RIPRAP AS A PERMANENT SCOUR PROTECTION AROUND BRIDGE PIERS

Scour design guidance in the United States allows the use of riprap as a countermeasure to reduce the risk/implications of scour for existing bridges, but does not allow its use for new bridges. Rather, the foundation of new bridges must be placed "at such a depth that the structural stability will not be at risk with maximum scour." This approach may have significant implications with respect to the design and cost of the bridge structure. In contrast, riprap is generally accepted as a permanent countermeasure against scour for bridges in Europe and in Canada.

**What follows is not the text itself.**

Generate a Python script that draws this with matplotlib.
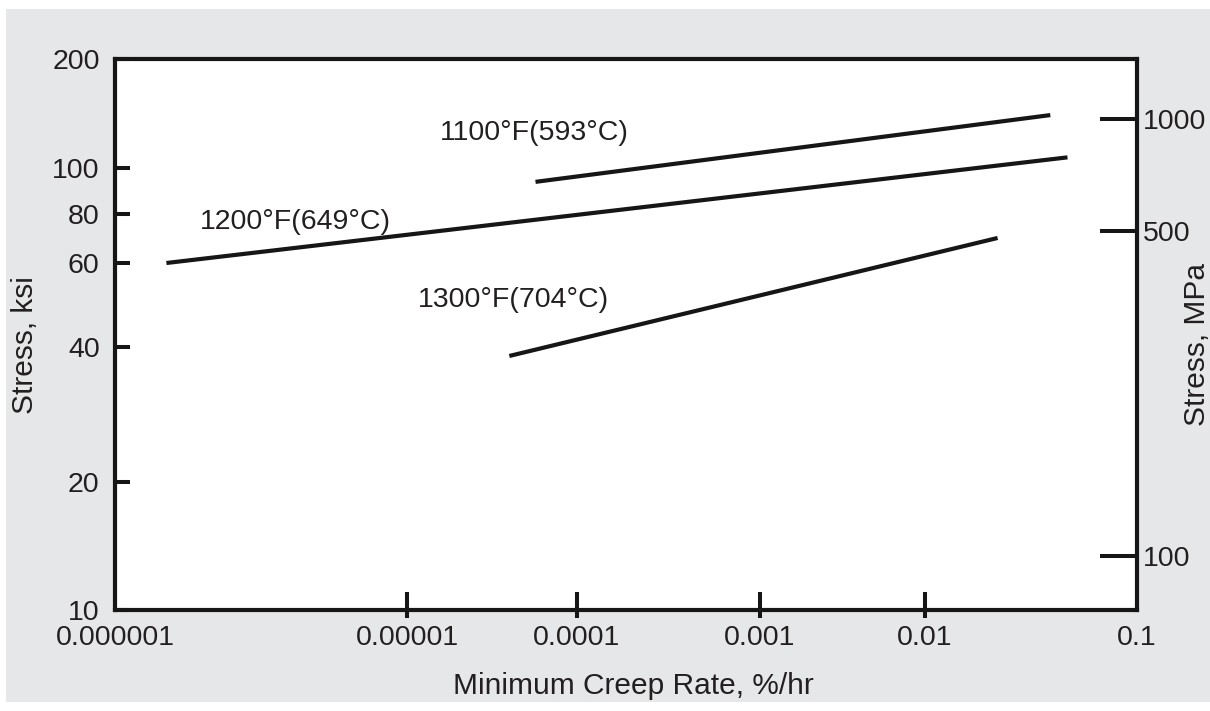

In addition, thousands of "rubblemound" structures have been designed and implemented in the field of coastal engineering over the past 150 years, including breakwaters (to protect harbor and other marine facilities), revetments, embankments and dams (to prevent erosion) and scour protection (for coastal structures, marine pipelines, etc.). Some of this experience can be applied to the design of scour protection for bridges. Baird has recently undertaken scour assessments for two large bridges in Eastern Canada, including the St. John River Bridge on the Trans-Canada Highway in New Brunswick and the Confederation Bridge across the Northumberland Strait between New Brunswick and Prince Edward Island. Extensive analyses were undertaken for both projects in order to estimate potential scour depths, assess alternative scour countermeasures, and design effective scour protection systems. Physical modeling was undertaken in order to design riprap scour pads to prevent scour around the piers while also remaining stable under the extreme design conditions. This paper provides an overview of these two projects and scour-related issues, focusing on the investigations undertaken to develop designs for riprap scour pads to provide permanent protection against scour. In particular, it is concluded that a carefully designed physical model investigation provides an accurate and cost-effective tool to assess/quantify the performance of riprap scour protection systems under extreme flow conditions, thereby allowing the design of permanent scour protection systems that may result in significant cost savings for many bridge projects.